## Material shown
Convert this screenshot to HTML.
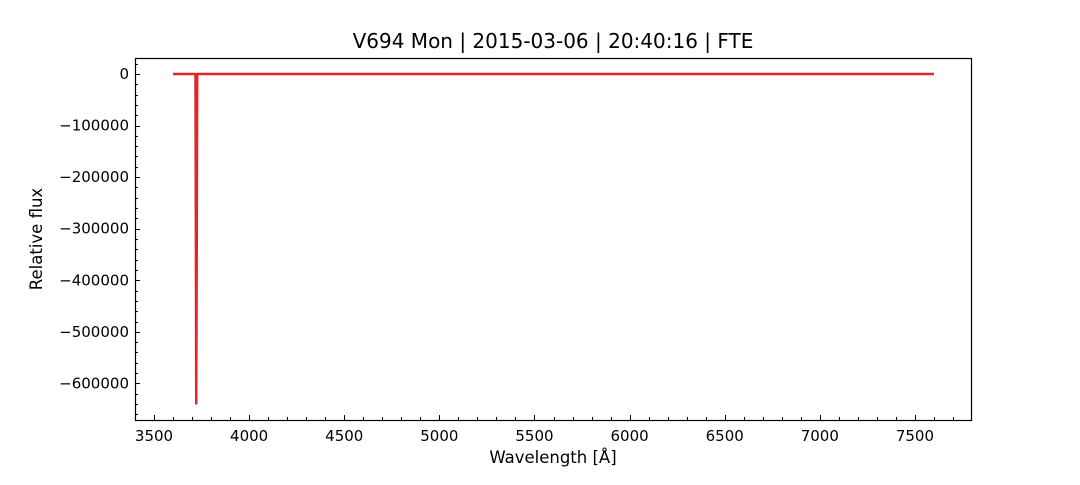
<!DOCTYPE html>
<html><head><meta charset="utf-8"><style>
body{margin:0;background:#fff;}
svg text{font-family:"DejaVu Sans","Liberation Sans",sans-serif;fill:#000;}
</style></head><body>
<svg id="chart" width="1080" height="480" viewBox="0 0 1080 480" xmlns="http://www.w3.org/2000/svg">
<rect width="1080" height="480" fill="#fff"/>
<text x="553" y="48" font-size="20" text-anchor="middle">V694 Mon | 2015-03-06 | 20:40:16 | FTE</text>
<g id="ticks"></g>
<path id="series" fill="none" stroke="#e0252b" stroke-width="2.5" stroke-linejoin="round"/>
<rect x="135.5" y="58.5" width="836" height="362" fill="none" stroke="#000" stroke-width="1.2"/>
<text x="553" y="463" font-size="16.5" text-anchor="middle">Wavelength [Å]</text>
<text x="0" y="0" font-size="16.5" text-anchor="middle" transform="translate(42,239) rotate(-90)">Relative flux</text>
</svg>
<script>
const wavelengths = [3600, 3718, 3720, 3722, 3724, 3727, 3730, 7600];
const fluxValues = [0, 0, -300000, -639000, -400000, 0, 0, 0];
const xTicks = [3500, 4000, 4500, 5000, 5500, 6000, 6500, 7000, 7500];
const yTicks = [0, -100000, -200000, -300000, -400000, -500000, -600000];
const X0 = 135, X1 = 972, Y0 = 58, Y1 = 420;
const xMin = 3400, xMax = 7800, yMin = -671000, yMax = 31000;
const sx = v => X0 + (v - xMin) / (xMax - xMin) * (X1 - X0);
const sy = v => Y1 - (v - yMin) / (yMax - yMin) * (Y1 - Y0);
const NS = "http://www.w3.org/2000/svg";
const g = document.getElementById('ticks');
function line(x1,y1,x2,y2,name){
  const l = document.createElementNS(NS,'line');
  l.setAttribute('x1',x1);l.setAttribute('y1',y1);l.setAttribute('x2',x2);l.setAttribute('y2',y2);
  l.setAttribute('stroke','#000');l.setAttribute('stroke-width','1');
  
  
  g.appendChild(l);
}
function text(x,y,s,anchor,name){
  const t = document.createElementNS(NS,'text');
  t.setAttribute('x',x);t.setAttribute('y',y);t.setAttribute('font-size','15');t.setAttribute('text-anchor',anchor);
  t.textContent = s;
  
  
  g.appendChild(t);
}
for (let v = 3500; v < 7800; v += 100) {
  const x = Math.round(sx(v)) + 0.5;
  line(x, Y1, x, Y1 - (v % 500 === 0 ? 5 : 3), 'x-tick');
}
xTicks.forEach(v => text(sx(v), Y1 + 21, String(v), 'middle', 'x-tick-label'));
for (let v = -660000; v <= 20000; v += 20000) {
  const y = Math.round(sy(v)) + 0.5;
  line(X0, y, X0 + (v % 100000 === 0 ? 5 : 3), y, 'y-tick');
}
yTicks.forEach(v => text(X0 - 6, sy(v) + 5, v === 0 ? '0' : '\u2212' + Math.abs(v), 'end', 'y-tick-label'));
let d = '';
wavelengths.forEach((w, i) => { d += (i ? 'L' : 'M') + sx(w).toFixed(2) + ' ' + sy(fluxValues[i]).toFixed(2) + ' '; });
document.getElementById('series').setAttribute('d', d);
</script>
</body></html>
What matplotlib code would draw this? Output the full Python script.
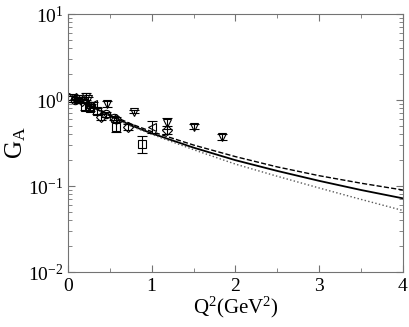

## Exercise
Working from the lines above, reproduce the material exactly and exclude its pictures.

## Solution for this problem
Convert this screenshot to HTML.
<!DOCTYPE html>
<html><head><meta charset="utf-8"><style>
body{margin:0;background:#fff;}
svg text{font-family:"DejaVu Sans","Liberation Sans",sans-serif;fill:#000;}
</style></head><body>
<svg id="chart" width="1080" height="480" viewBox="0 0 1080 480" xmlns="http://www.w3.org/2000/svg">
<rect width="1080" height="480" fill="#fff"/>
<text x="553" y="48" font-size="20" text-anchor="middle">V694 Mon | 2015-03-06 | 20:40:16 | FTE</text>
<g id="ticks"></g>
<path id="series" fill="none" stroke="#e0252b" stroke-width="2.5" stroke-linejoin="round"/>
<rect x="135.5" y="58.5" width="836" height="362" fill="none" stroke="#000" stroke-width="1.2"/>
<text x="553" y="463" font-size="16.5" text-anchor="middle">Wavelength [Å]</text>
<text x="0" y="0" font-size="16.5" text-anchor="middle" transform="translate(42,239) rotate(-90)">Relative flux</text>
</svg>
<script>
const wavelengths = [3600, 3718, 3720, 3722, 3724, 3727, 3730, 7600];
const fluxValues = [0, 0, -300000, -639000, -400000, 0, 0, 0];
const xTicks = [3500, 4000, 4500, 5000, 5500, 6000, 6500, 7000, 7500];
const yTicks = [0, -100000, -200000, -300000, -400000, -500000, -600000];
const X0 = 135, X1 = 972, Y0 = 58, Y1 = 420;
const xMin = 3400, xMax = 7800, yMin = -671000, yMax = 31000;
const sx = v => X0 + (v - xMin) / (xMax - xMin) * (X1 - X0);
const sy = v => Y1 - (v - yMin) / (yMax - yMin) * (Y1 - Y0);
const NS = "http://www.w3.org/2000/svg";
const g = document.getElementById('ticks');
function line(x1,y1,x2,y2,name){
  const l = document.createElementNS(NS,'line');
  l.setAttribute('x1',x1);l.setAttribute('y1',y1);l.setAttribute('x2',x2);l.setAttribute('y2',y2);
  l.setAttribute('stroke','#000');l.setAttribute('stroke-width','1');
  
  
  g.appendChild(l);
}
function text(x,y,s,anchor,name){
  const t = document.createElementNS(NS,'text');
  t.setAttribute('x',x);t.setAttribute('y',y);t.setAttribute('font-size','15');t.setAttribute('text-anchor',anchor);
  t.textContent = s;
  
  
  g.appendChild(t);
}
for (let v = 3500; v < 7800; v += 100) {
  const x = Math.round(sx(v)) + 0.5;
  line(x, Y1, x, Y1 - (v % 500 === 0 ? 5 : 3), 'x-tick');
}
xTicks.forEach(v => text(sx(v), Y1 + 21, String(v), 'middle', 'x-tick-label'));
for (let v = -660000; v <= 20000; v += 20000) {
  const y = Math.round(sy(v)) + 0.5;
  line(X0, y, X0 + (v % 100000 === 0 ? 5 : 3), y, 'y-tick');
}
yTicks.forEach(v => text(X0 - 6, sy(v) + 5, v === 0 ? '0' : '\u2212' + Math.abs(v), 'end', 'y-tick-label'));
let d = '';
wavelengths.forEach((w, i) => { d += (i ? 'L' : 'M') + sx(w).toFixed(2) + ' ' + sy(fluxValues[i]).toFixed(2) + ' '; });
document.getElementById('series').setAttribute('d', d);
</script>
</body></html>
What matplotlib code would draw this? Output the full Python script.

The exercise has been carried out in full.